Everything from the first line of the data through the line with "from matplotlib.patches import Rectangle" is to be echoed exactly, minus the pictures.
□ □ □ □ □
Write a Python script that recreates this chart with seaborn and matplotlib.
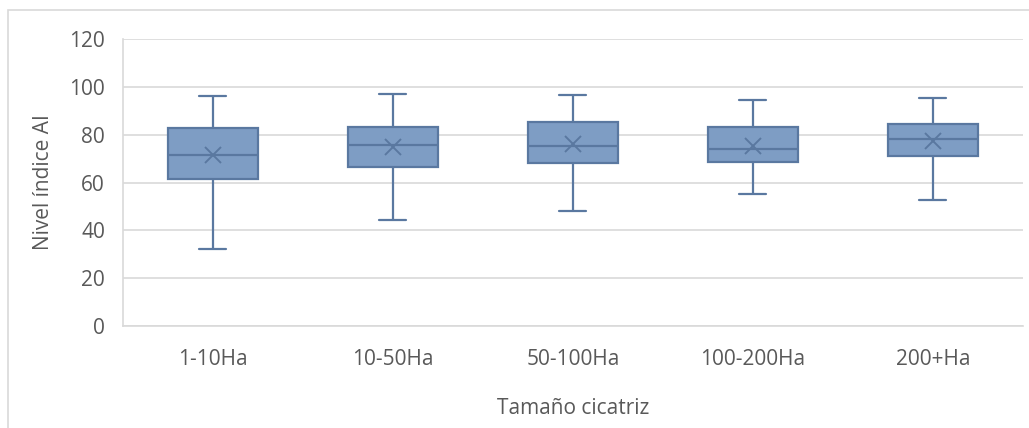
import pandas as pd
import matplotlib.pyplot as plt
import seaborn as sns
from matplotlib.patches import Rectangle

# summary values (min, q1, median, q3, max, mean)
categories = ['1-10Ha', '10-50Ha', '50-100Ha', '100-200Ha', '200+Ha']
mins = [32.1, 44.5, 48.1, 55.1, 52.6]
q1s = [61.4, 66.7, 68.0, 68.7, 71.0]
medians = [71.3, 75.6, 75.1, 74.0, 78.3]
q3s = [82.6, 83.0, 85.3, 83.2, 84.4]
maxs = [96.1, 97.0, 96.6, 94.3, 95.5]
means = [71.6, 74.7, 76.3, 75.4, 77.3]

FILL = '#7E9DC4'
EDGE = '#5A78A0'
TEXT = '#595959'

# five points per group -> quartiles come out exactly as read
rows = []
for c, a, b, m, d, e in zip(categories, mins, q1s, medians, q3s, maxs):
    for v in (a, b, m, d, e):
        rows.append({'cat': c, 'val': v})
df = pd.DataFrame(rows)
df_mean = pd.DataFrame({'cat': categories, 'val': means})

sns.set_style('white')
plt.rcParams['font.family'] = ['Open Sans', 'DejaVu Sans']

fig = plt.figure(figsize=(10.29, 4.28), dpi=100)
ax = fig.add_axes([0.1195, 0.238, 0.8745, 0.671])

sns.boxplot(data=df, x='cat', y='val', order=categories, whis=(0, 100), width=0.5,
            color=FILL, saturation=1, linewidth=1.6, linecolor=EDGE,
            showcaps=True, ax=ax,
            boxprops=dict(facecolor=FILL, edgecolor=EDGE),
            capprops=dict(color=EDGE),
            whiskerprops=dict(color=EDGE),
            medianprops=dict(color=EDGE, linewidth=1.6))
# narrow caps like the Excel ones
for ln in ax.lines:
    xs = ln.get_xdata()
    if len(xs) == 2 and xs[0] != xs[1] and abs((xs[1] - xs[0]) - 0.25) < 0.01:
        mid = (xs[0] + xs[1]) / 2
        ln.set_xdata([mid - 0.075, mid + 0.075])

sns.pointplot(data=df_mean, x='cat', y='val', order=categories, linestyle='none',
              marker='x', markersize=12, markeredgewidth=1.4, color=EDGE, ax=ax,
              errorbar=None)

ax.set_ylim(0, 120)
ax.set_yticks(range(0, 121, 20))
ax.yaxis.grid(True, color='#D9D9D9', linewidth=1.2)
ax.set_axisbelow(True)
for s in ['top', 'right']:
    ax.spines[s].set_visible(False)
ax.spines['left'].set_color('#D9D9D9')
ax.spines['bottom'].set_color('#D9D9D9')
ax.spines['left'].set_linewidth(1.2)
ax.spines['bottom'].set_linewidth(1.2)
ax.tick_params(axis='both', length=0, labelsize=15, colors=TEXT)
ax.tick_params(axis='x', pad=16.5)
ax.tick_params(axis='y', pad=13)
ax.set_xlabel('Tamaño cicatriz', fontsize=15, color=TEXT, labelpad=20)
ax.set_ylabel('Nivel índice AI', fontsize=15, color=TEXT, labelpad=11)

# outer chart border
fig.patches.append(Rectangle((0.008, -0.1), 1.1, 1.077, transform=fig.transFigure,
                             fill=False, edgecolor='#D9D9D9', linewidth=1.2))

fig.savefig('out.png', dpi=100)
□ □ □ □ □
[The response]
Write a Python script that recreates this chart with seaborn and matplotlib.
import pandas as pd
import matplotlib.pyplot as plt
import seaborn as sns
from matplotlib.patches import Rectangle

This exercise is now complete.